Task goal: Your task is to copy the listing exactly, with the pictures left out.

Data lines:
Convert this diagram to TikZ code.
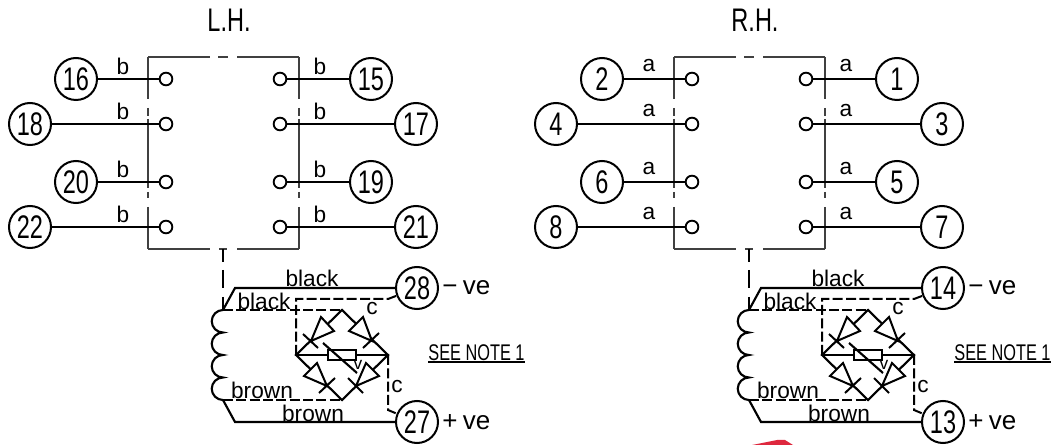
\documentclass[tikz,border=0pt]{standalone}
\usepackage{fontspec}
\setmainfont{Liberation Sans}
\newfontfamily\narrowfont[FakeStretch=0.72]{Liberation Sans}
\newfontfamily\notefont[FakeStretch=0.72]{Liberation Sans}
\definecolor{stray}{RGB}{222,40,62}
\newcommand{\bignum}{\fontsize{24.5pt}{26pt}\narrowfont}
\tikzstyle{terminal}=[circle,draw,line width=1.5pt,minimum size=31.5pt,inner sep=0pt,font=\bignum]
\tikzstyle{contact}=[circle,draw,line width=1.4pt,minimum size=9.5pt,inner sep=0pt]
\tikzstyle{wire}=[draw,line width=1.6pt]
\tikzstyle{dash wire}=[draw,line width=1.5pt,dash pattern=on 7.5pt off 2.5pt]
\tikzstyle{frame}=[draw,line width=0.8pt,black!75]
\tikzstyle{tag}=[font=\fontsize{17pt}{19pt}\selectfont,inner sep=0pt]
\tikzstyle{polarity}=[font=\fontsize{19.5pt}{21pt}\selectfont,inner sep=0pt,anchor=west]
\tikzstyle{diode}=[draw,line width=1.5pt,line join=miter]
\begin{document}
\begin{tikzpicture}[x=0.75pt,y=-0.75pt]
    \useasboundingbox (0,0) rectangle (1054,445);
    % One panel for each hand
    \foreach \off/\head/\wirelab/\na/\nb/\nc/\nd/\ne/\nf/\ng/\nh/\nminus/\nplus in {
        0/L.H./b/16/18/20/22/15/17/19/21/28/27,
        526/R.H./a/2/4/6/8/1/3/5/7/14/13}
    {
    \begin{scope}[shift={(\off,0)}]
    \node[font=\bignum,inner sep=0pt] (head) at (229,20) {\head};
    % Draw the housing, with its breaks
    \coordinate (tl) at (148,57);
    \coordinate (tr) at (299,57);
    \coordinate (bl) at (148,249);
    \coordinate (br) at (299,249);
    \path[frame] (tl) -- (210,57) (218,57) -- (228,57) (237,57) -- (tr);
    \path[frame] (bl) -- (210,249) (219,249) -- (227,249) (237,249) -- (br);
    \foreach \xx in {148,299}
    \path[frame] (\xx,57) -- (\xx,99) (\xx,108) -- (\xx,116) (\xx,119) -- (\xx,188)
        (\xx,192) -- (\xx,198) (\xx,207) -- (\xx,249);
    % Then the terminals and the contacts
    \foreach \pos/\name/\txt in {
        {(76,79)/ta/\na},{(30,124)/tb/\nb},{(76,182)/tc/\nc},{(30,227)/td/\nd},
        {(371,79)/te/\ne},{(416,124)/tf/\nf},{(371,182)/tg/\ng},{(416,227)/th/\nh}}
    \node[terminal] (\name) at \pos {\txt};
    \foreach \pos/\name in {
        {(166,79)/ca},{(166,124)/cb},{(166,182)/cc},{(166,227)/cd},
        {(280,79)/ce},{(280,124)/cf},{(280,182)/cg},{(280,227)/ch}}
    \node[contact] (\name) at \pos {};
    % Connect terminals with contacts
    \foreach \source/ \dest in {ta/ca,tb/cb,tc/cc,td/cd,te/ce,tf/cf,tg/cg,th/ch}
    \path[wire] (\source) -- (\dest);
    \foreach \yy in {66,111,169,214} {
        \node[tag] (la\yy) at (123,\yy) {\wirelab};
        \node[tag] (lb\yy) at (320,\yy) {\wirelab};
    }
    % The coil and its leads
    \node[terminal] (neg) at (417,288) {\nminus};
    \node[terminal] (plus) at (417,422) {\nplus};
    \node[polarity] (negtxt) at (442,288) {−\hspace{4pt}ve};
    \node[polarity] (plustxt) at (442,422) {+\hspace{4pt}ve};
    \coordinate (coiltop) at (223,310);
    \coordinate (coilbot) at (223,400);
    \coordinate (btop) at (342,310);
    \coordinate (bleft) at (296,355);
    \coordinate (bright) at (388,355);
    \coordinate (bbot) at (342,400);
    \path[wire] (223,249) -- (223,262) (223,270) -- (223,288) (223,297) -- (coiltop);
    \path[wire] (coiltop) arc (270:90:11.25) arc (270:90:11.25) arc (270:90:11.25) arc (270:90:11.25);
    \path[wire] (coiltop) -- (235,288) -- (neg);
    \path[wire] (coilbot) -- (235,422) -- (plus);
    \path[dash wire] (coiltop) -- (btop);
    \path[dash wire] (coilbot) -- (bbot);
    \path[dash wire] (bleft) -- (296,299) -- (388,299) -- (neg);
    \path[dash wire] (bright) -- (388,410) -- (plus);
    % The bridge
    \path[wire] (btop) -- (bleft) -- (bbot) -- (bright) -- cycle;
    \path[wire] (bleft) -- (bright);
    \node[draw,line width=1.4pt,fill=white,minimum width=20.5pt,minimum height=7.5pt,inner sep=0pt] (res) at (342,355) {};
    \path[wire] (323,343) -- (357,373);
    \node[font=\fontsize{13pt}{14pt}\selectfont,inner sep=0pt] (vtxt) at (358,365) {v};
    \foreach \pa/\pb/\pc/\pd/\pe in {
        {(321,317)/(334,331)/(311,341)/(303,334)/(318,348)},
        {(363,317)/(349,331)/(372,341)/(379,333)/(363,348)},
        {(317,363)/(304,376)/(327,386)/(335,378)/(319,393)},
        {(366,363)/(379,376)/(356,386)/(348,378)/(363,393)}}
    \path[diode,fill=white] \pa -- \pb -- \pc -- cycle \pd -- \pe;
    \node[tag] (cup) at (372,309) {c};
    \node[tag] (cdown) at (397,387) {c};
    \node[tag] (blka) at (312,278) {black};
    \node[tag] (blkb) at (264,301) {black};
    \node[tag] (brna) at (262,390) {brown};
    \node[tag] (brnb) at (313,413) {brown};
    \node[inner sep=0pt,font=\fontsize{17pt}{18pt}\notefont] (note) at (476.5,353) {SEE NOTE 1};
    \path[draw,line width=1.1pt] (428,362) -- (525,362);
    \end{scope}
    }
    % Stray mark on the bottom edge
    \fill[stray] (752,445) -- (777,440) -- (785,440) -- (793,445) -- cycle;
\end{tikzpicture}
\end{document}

Solution for this task:
Convert this diagram to TikZ code.
\documentclass[tikz,border=0pt]{standalone}
\usepackage{fontspec}
\setmainfont{Liberation Sans}
\newfontfamily\narrowfont[FakeStretch=0.72]{Liberation Sans}
\newfontfamily\notefont[FakeStretch=0.72]{Liberation Sans}
\definecolor{stray}{RGB}{222,40,62}
\newcommand{\bignum}{\fontsize{24.5pt}{26pt}\narrowfont}
\tikzstyle{terminal}=[circle,draw,line width=1.5pt,minimum size=31.5pt,inner sep=0pt,font=\bignum]
\tikzstyle{contact}=[circle,draw,line width=1.4pt,minimum size=9.5pt,inner sep=0pt]
\tikzstyle{wire}=[draw,line width=1.6pt]
\tikzstyle{dash wire}=[draw,line width=1.5pt,dash pattern=on 7.5pt off 2.5pt]
\tikzstyle{frame}=[draw,line width=0.8pt,black!75]
\tikzstyle{tag}=[font=\fontsize{17pt}{19pt}\selectfont,inner sep=0pt]
\tikzstyle{polarity}=[font=\fontsize{19.5pt}{21pt}\selectfont,inner sep=0pt,anchor=west]
\tikzstyle{diode}=[draw,line width=1.5pt,line join=miter]
\begin{document}
\begin{tikzpicture}[x=0.75pt,y=-0.75pt]
    \useasboundingbox (0,0) rectangle (1054,445);
    % One panel for each hand
    \foreach \off/\head/\wirelab/\na/\nb/\nc/\nd/\ne/\nf/\ng/\nh/\nminus/\nplus in {
        0/L.H./b/16/18/20/22/15/17/19/21/28/27,
        526/R.H./a/2/4/6/8/1/3/5/7/14/13}
    {
    \begin{scope}[shift={(\off,0)}]
    \node[font=\bignum,inner sep=0pt] (head) at (229,20) {\head};
    % Draw the housing, with its breaks
    \coordinate (tl) at (148,57);
    \coordinate (tr) at (299,57);
    \coordinate (bl) at (148,249);
    \coordinate (br) at (299,249);
    \path[frame] (tl) -- (210,57) (218,57) -- (228,57) (237,57) -- (tr);
    \path[frame] (bl) -- (210,249) (219,249) -- (227,249) (237,249) -- (br);
    \foreach \xx in {148,299}
    \path[frame] (\xx,57) -- (\xx,99) (\xx,108) -- (\xx,116) (\xx,119) -- (\xx,188)
        (\xx,192) -- (\xx,198) (\xx,207) -- (\xx,249);
    % Then the terminals and the contacts
    \foreach \pos/\name/\txt in {
        {(76,79)/ta/\na},{(30,124)/tb/\nb},{(76,182)/tc/\nc},{(30,227)/td/\nd},
        {(371,79)/te/\ne},{(416,124)/tf/\nf},{(371,182)/tg/\ng},{(416,227)/th/\nh}}
    \node[terminal] (\name) at \pos {\txt};
    \foreach \pos/\name in {
        {(166,79)/ca},{(166,124)/cb},{(166,182)/cc},{(166,227)/cd},
        {(280,79)/ce},{(280,124)/cf},{(280,182)/cg},{(280,227)/ch}}
    \node[contact] (\name) at \pos {};
    % Connect terminals with contacts
    \foreach \source/ \dest in {ta/ca,tb/cb,tc/cc,td/cd,te/ce,tf/cf,tg/cg,th/ch}
    \path[wire] (\source) -- (\dest);
    \foreach \yy in {66,111,169,214} {
        \node[tag] (la\yy) at (123,\yy) {\wirelab};
        \node[tag] (lb\yy) at (320,\yy) {\wirelab};
    }
    % The coil and its leads
    \node[terminal] (neg) at (417,288) {\nminus};
    \node[terminal] (plus) at (417,422) {\nplus};
    \node[polarity] (negtxt) at (442,288) {−\hspace{4pt}ve};
    \node[polarity] (plustxt) at (442,422) {+\hspace{4pt}ve};
    \coordinate (coiltop) at (223,310);
    \coordinate (coilbot) at (223,400);
    \coordinate (btop) at (342,310);
    \coordinate (bleft) at (296,355);
    \coordinate (bright) at (388,355);
    \coordinate (bbot) at (342,400);
    \path[wire] (223,249) -- (223,262) (223,270) -- (223,288) (223,297) -- (coiltop);
    \path[wire] (coiltop) arc (270:90:11.25) arc (270:90:11.25) arc (270:90:11.25) arc (270:90:11.25);
    \path[wire] (coiltop) -- (235,288) -- (neg);
    \path[wire] (coilbot) -- (235,422) -- (plus);
    \path[dash wire] (coiltop) -- (btop);
    \path[dash wire] (coilbot) -- (bbot);
    \path[dash wire] (bleft) -- (296,299) -- (388,299) -- (neg);
    \path[dash wire] (bright) -- (388,410) -- (plus);
    % The bridge
    \path[wire] (btop) -- (bleft) -- (bbot) -- (bright) -- cycle;
    \path[wire] (bleft) -- (bright);
    \node[draw,line width=1.4pt,fill=white,minimum width=20.5pt,minimum height=7.5pt,inner sep=0pt] (res) at (342,355) {};
    \path[wire] (323,343) -- (357,373);
    \node[font=\fontsize{13pt}{14pt}\selectfont,inner sep=0pt] (vtxt) at (358,365) {v};
    \foreach \pa/\pb/\pc/\pd/\pe in {
        {(321,317)/(334,331)/(311,341)/(303,334)/(318,348)},
        {(363,317)/(349,331)/(372,341)/(379,333)/(363,348)},
        {(317,363)/(304,376)/(327,386)/(335,378)/(319,393)},
        {(366,363)/(379,376)/(356,386)/(348,378)/(363,393)}}
    \path[diode,fill=white] \pa -- \pb -- \pc -- cycle \pd -- \pe;
    \node[tag] (cup) at (372,309) {c};
    \node[tag] (cdown) at (397,387) {c};
    \node[tag] (blka) at (312,278) {black};
    \node[tag] (blkb) at (264,301) {black};
    \node[tag] (brna) at (262,390) {brown};
    \node[tag] (brnb) at (313,413) {brown};
    \node[inner sep=0pt,font=\fontsize{17pt}{18pt}\notefont] (note) at (476.5,353) {SEE NOTE 1};
    \path[draw,line width=1.1pt] (428,362) -- (525,362);
    \end{scope}
    }
    % Stray mark on the bottom edge
    \fill[stray] (752,445) -- (777,440) -- (785,440) -- (793,445) -- cycle;
\end{tikzpicture}
\end{document}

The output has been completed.